— Data —

··········

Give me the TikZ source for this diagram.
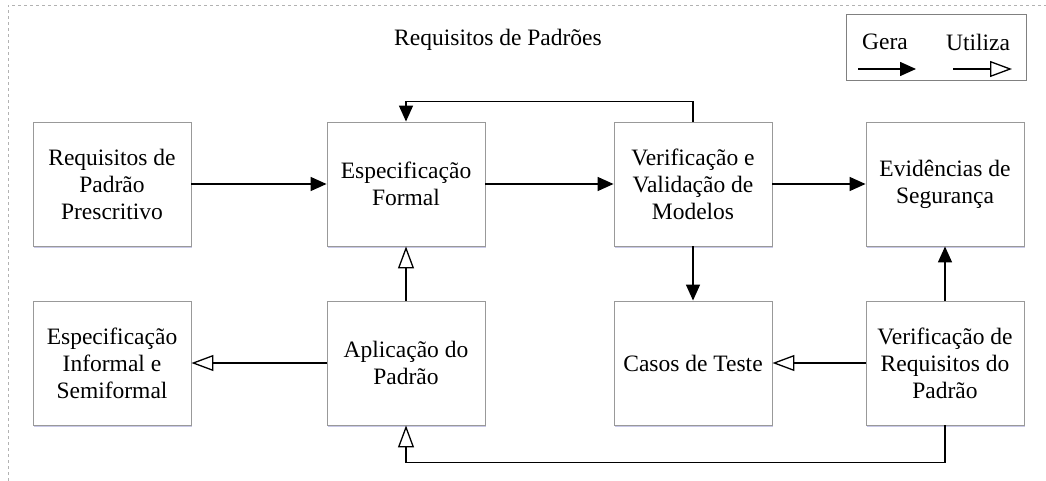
\documentclass[tikz,border=0pt]{standalone}
\usepackage{fontspec}
\setmainfont{Liberation Serif}
\usetikzlibrary{arrows.meta,shadows}
\tikzset{
  boxnode/.style={draw=black!40, line width=0.9pt, fill=white, minimum width=158pt, minimum height=124pt,
    align=center, inner sep=2pt, font=\fontsize{23.5}{27}\selectfont,
    drop shadow={shadow xshift=1.2pt, shadow yshift=-1.5pt, fill=blue!40!gray, opacity=0.3}},
  gera/.style={line width=1.5pt, -{Triangle[length=16pt,width=14pt]}},
  utiliza/.style={line width=1.5pt, -{Triangle[open,length=22pt,width=16pt,line width=1.3pt]}},
  txt/.style={font=\fontsize{23.5}{27}\selectfont, inner sep=0pt}
}
\begin{document}
\begin{tikzpicture}[x=1pt,y=-1pt]
\useasboundingbox (0,0) rectangle (1046,481);
\draw[black!30, dashed, line width=0.6pt] (8,481) -- (8,5) -- (1046,5);
\node[txt] (title) at (498,40) {Requisitos de Padrões};
% legend
\node[draw=black!50, line width=0.8pt, minimum width=180pt, minimum height=66pt, inner sep=0pt] (legend) at (936,47) {};
\node[txt] (lgera) at (885,42) {Gera};
\node[txt] (lutil) at (978,42) {Utiliza};
\coordinate (g1) at (858,69); \coordinate (g2) at (916,69);
\coordinate (u1) at (953,69); \coordinate (u2) at (1012,69);
\draw[gera] (g1) -- (g2);
\draw[utiliza] (u1) -- (u2);
% boxes
\node[boxnode] (b1) at (112,184) {Requisitos de\\Padrão\\Prescritivo};
\node[boxnode] (b2) at (406,184) {Especificação\\Formal};
\node[boxnode] (b3) at (693,184) {Verificação e\\Validação de\\Modelos};
\node[boxnode] (b4) at (945,184) {Evidências de\\Segurança};
\node[boxnode] (b5) at (112,363) {Especificação\\Informal e\\Semiformal};
\node[boxnode] (b6) at (406,363) {Aplicação do\\Padrão};
\node[boxnode] (b7) at (693,363) {Casos de Teste};
\node[boxnode] (b8) at (945,363) {Verificação de\\Requisitos do\\Padrão};
% connectors
\draw[gera] (b1) -- (b2);
\draw[gera] (b2) -- (b3);
\draw[gera] (b3) -- (b4);
\draw[gera] (b3) -- (b7);
\draw[gera] (b8) -- (b4);
\draw[utiliza] (b8) -- (b7);
\draw[utiliza] (b6) -- (b5);
\draw[utiliza] (b6) -- (b2);
\draw[gera] (b3.north) -- ++(0,-20) -| (b2.north);
\draw[utiliza] (b8.south) -- ++(0,37) -| (b6.south);
\end{tikzpicture}
\end{document}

··········

— Short exercise —
Without the pictures, write out the whole listing above exactly as it appears.

— Reply to the exercise —
Give me the TikZ source for this diagram.
\documentclass[tikz,border=0pt]{standalone}
\usepackage{fontspec}
\setmainfont{Liberation Serif}
\usetikzlibrary{arrows.meta,shadows}
\tikzset{
  boxnode/.style={draw=black!40, line width=0.9pt, fill=white, minimum width=158pt, minimum height=124pt,
    align=center, inner sep=2pt, font=\fontsize{23.5}{27}\selectfont,
    drop shadow={shadow xshift=1.2pt, shadow yshift=-1.5pt, fill=blue!40!gray, opacity=0.3}},
  gera/.style={line width=1.5pt, -{Triangle[length=16pt,width=14pt]}},
  utiliza/.style={line width=1.5pt, -{Triangle[open,length=22pt,width=16pt,line width=1.3pt]}},
  txt/.style={font=\fontsize{23.5}{27}\selectfont, inner sep=0pt}
}
\begin{document}
\begin{tikzpicture}[x=1pt,y=-1pt]
\useasboundingbox (0,0) rectangle (1046,481);
\draw[black!30, dashed, line width=0.6pt] (8,481) -- (8,5) -- (1046,5);
\node[txt] (title) at (498,40) {Requisitos de Padrões};
% legend
\node[draw=black!50, line width=0.8pt, minimum width=180pt, minimum height=66pt, inner sep=0pt] (legend) at (936,47) {};
\node[txt] (lgera) at (885,42) {Gera};
\node[txt] (lutil) at (978,42) {Utiliza};
\coordinate (g1) at (858,69); \coordinate (g2) at (916,69);
\coordinate (u1) at (953,69); \coordinate (u2) at (1012,69);
\draw[gera] (g1) -- (g2);
\draw[utiliza] (u1) -- (u2);
% boxes
\node[boxnode] (b1) at (112,184) {Requisitos de\\Padrão\\Prescritivo};
\node[boxnode] (b2) at (406,184) {Especificação\\Formal};
\node[boxnode] (b3) at (693,184) {Verificação e\\Validação de\\Modelos};
\node[boxnode] (b4) at (945,184) {Evidências de\\Segurança};
\node[boxnode] (b5) at (112,363) {Especificação\\Informal e\\Semiformal};
\node[boxnode] (b6) at (406,363) {Aplicação do\\Padrão};
\node[boxnode] (b7) at (693,363) {Casos de Teste};
\node[boxnode] (b8) at (945,363) {Verificação de\\Requisitos do\\Padrão};
% connectors
\draw[gera] (b1) -- (b2);
\draw[gera] (b2) -- (b3);
\draw[gera] (b3) -- (b4);
\draw[gera] (b3) -- (b7);
\draw[gera] (b8) -- (b4);
\draw[utiliza] (b8) -- (b7);
\draw[utiliza] (b6) -- (b5);
\draw[utiliza] (b6) -- (b2);
\draw[gera] (b3.north) -- ++(0,-20) -| (b2.north);
\draw[utiliza] (b8.south) -- ++(0,37) -| (b6.south);
\end{tikzpicture}
\end{document}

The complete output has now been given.